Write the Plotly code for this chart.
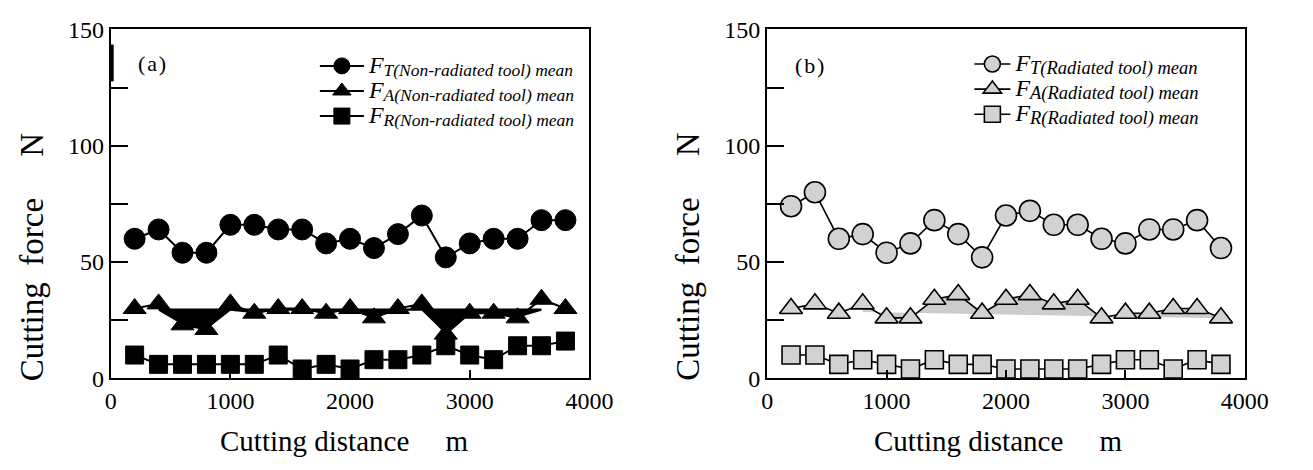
import plotly.graph_objects as go

# ---------------- data ----------------
distance = [200, 400, 600, 800, 1000, 1200, 1400, 1600, 1800, 2000,
            2200, 2400, 2600, 2800, 3000, 3200, 3400, 3600, 3800]

# (a) non-radiated tool
ft_non = [60, 64, 54, 54, 66, 66, 64, 64, 58, 60, 56, 62, 70, 52, 58, 60, 60, 68, 68]
fa_non = [30, 32, 23, 21, 32, 28, 30, 30, 28, 30, 26, 30, 32, 19, 28, 28, 26, 34, 30]
fr_non = [10, 6, 6, 6, 6, 6, 10, 4, 6, 4, 8, 8, 10, 14, 10, 8, 14, 14, 16]

# (b) radiated tool
ft_rad = [74, 80, 60, 62, 54, 58, 68, 62, 52, 70, 72, 66, 66, 60, 58, 64, 64, 68, 56]
fa_rad = [30, 32, 28, 32, 26, 26, 34, 36, 28, 34, 36, 32, 34, 26, 28, 28, 30, 30, 26]
fr_rad = [10, 10, 6, 8, 6, 4, 8, 6, 6, 4, 4, 4, 4, 6, 8, 8, 4, 8, 6]

# shaded band (a): between a level and the F_A curve
shade_a_x = [400, 600, 800, 1000, 1200, 1400, 1600, 1800, 2000,
             2200, 2400, 2600, 2800, 3000, 3200, 3400, 3600]
shade_a_upper = [30, 30, 30, 30, 30, 30, 30, 30, 30, 30, 30, 30, 30, 30, 30, 30, 30]
shade_a_lower = [29, 23, 21, 29, 28, 29, 29, 28, 29, 26, 29, 29, 19, 28, 28, 26, 29]

# shaded band (b): between the F_A curve and a lower edge
shade_b_x = [800, 1000, 1200, 1400, 1600, 1800, 2000, 2200, 2400,
             2600, 2800, 3000, 3200, 3400, 3600, 3800]
shade_b_upper = [32, 26, 26, 34, 36, 28, 34, 36, 32, 34, 26, 28, 28, 30, 30, 26]
shade_b_lower = [28.5, 28.3, 28.1, 27.9, 27.7, 27.5, 27.4, 27.2, 27.0,
                 26.8, 26.6, 26.4, 26.3, 26.1, 26.0, 25.8]

x_ticks = [0, 1000, 2000, 3000, 4000]
y_ticks = [0, 50, 100, 150]

subs_a = ["T(Non-radiated tool) mean", "A(Non-radiated tool) mean", "R(Non-radiated tool) mean"]
subs_b = ["T(Radiated tool) mean", "A(Radiated tool) mean", "R(Radiated tool) mean"]


def legend_label(sub, sub_size):
    return ('<span style="font-size:24px"><i>F</i></span>'
            '<sub><span style="font-size:' + str(sub_size) + 'px"><i>' + sub +
            '</i></span></sub>')


# ---------------- figure ----------------
# the page body adds an 8px margin; the figure is sized so that it fits the window
OFF = 8
W, H = 1313 - 2 * OFF, 470 - 2 * OFF
FONT = "Liberation Serif, Times New Roman, serif"
GRAY = "#d2d2d2"


def px_x(p):
    return (p - OFF) / W


def px_y(p):
    return 1 - (p - OFF) / H


fig = go.Figure()

# shading (a)
fig.add_trace(go.Scatter(x=shade_a_x, y=shade_a_upper, mode="lines",
                         line=dict(width=0, color="black"), showlegend=False,
                         hoverinfo="skip", xaxis="x", yaxis="y"))
fig.add_trace(go.Scatter(x=shade_a_x, y=shade_a_lower, mode="lines", fill="tonexty",
                         fillcolor="black", line=dict(width=0, color="black"),
                         showlegend=False, hoverinfo="skip", xaxis="x", yaxis="y"))
# shading (b)
fig.add_trace(go.Scatter(x=shade_b_x, y=shade_b_lower, mode="lines",
                         line=dict(width=0, color=GRAY), showlegend=False,
                         hoverinfo="skip", xaxis="x2", yaxis="y2"))
fig.add_trace(go.Scatter(x=shade_b_x, y=shade_b_upper, mode="lines", fill="tonexty",
                         fillcolor="#cccccc", line=dict(width=0, color=GRAY),
                         showlegend=False, hoverinfo="skip", xaxis="x2", yaxis="y2"))

symbols = ["circle", "triangle-up", "square"]
sizes = [21, 20, 18]

for series, sym, sz, sub in zip([ft_non, fa_non, fr_non], symbols, sizes, subs_a):
    fig.add_trace(go.Scatter(
        x=distance, y=series, mode="lines+markers", name=legend_label(sub, 17.5),
        line=dict(color="black", width=2),
        marker=dict(symbol=sym, size=sz, color="black",
                    line=dict(color="black", width=1)),
        xaxis="x", yaxis="y", legend="legend"))

for series, sym, sz, sub in zip([ft_rad, fa_rad, fr_rad], symbols, sizes, subs_b):
    fig.add_trace(go.Scatter(
        x=distance, y=series, mode="lines+markers", name=legend_label(sub, 18.5),
        line=dict(color="black", width=1.6),
        marker=dict(symbol=sym, size=sz, color=GRAY,
                    line=dict(color="black", width=1.6)),
        xaxis="x2", yaxis="y2", legend="legend2"))

xdom_a = [px_x(107), px_x(597)]
xdom_b = [px_x(779), px_x(1268)]
ydom = [px_y(387), px_y(17)]

xaxis_common = dict(range=[0, 4000], tickvals=x_ticks, ticks="inside", ticklen=8,
                    tickwidth=2, tickcolor="black", showline=True, linewidth=2,
                    linecolor="black", mirror=True, showgrid=False, zeroline=False,
                    ticklabeloverflow="allow",
                    tickfont=dict(family=FONT, size=24, color="black"))
yaxis_common = dict(range=[0, 150], tickvals=y_ticks,
                    ticks="inside", ticklen=17, tickwidth=2, tickcolor="black",
                    minor=dict(ticks="inside", ticklen=17, tickwidth=2, tickcolor="black",
                               dtick=25, tick0=0, showgrid=False),
                    showline=True, linewidth=2, linecolor="black", mirror=True,
                    showgrid=False, zeroline=False, ticklabeloverflow="allow",
                    tickfont=dict(family=FONT, size=24, color="black"))

legend_common = dict(font=dict(family=FONT, size=17, color="black"),
                     bgcolor="rgba(0,0,0,0)", borderwidth=0,
                     xanchor="left", yanchor="top", tracegroupgap=0,
                     traceorder="normal")

fig.update_layout(
    width=W, height=H,
    margin=dict(l=0, r=0, t=0, b=0),
    paper_bgcolor="white", plot_bgcolor="white",
    font=dict(family=FONT, color="black"),
    xaxis=dict(domain=xdom_a, anchor="y", **xaxis_common),
    yaxis=dict(domain=ydom, anchor="x", **yaxis_common),
    xaxis2=dict(domain=xdom_b, anchor="y2", **xaxis_common),
    yaxis2=dict(domain=ydom, anchor="x2", **yaxis_common),
    legend=dict(x=px_x(316), y=px_y(37), itemwidth=44, **legend_common),
    legend2=dict(x=px_x(986), y=px_y(35), itemwidth=36, **legend_common),
    showlegend=True,
)

annotations = []
title_font = dict(family=FONT, size=29, color="black")
ytitle_font = dict(family=FONT, size=33, color="black")
NB = "\u00a0"
HS = "\u200a"
for cx in (346, 1016):
    annotations.append(dict(text="Cutting distance" + NB * 5 + "m", xref="paper", yref="paper",
                            x=px_x(cx), y=px_y(454), xanchor="center", yanchor="middle",
                            showarrow=False, font=title_font))
for cx in (26, 698):
    annotations.append(dict(text="Cutting" + NB * 2 + "force" + NB * 5 + "N", xref="paper",
                            yref="paper", x=px_x(cx), y=px_y(258), xanchor="center",
                            yanchor="middle", textangle=-90, showarrow=False,
                            font=ytitle_font))
for label, cx, cy in (("a", 149, 53), ("b", 822, 55)):
    annotations.append(dict(text="(" + HS + label + HS + ")", xref="paper", yref="paper",
                            x=px_x(cx), y=px_y(cy), xanchor="center", yanchor="middle",
                            showarrow=False,
                            font=dict(family=FONT, size=22, color="black")))
fig.update_layout(annotations=annotations)

# thick segment on left axis of panel (a) near the top
fig.add_shape(type="line", xref="paper", yref="paper", x0=px_x(108), x1=px_x(108),
              y0=px_y(33), y1=px_y(72), line=dict(color="black", width=4))

fig.write_html("out.html")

• [SET TASK]
Give back exactly the lines from the first line of the data through the line with "14, 14, 16]", pictures excluded.

• [COMPLETED TASK]
Write the Plotly code for this chart.
import plotly.graph_objects as go

# ---------------- data ----------------
distance = [200, 400, 600, 800, 1000, 1200, 1400, 1600, 1800, 2000,
            2200, 2400, 2600, 2800, 3000, 3200, 3400, 3600, 3800]

# (a) non-radiated tool
ft_non = [60, 64, 54, 54, 66, 66, 64, 64, 58, 60, 56, 62, 70, 52, 58, 60, 60, 68, 68]
fa_non = [30, 32, 23, 21, 32, 28, 30, 30, 28, 30, 26, 30, 32, 19, 28, 28, 26, 34, 30]
fr_non = [10, 6, 6, 6, 6, 6, 10, 4, 6, 4, 8, 8, 10, 14, 10, 8, 14, 14, 16]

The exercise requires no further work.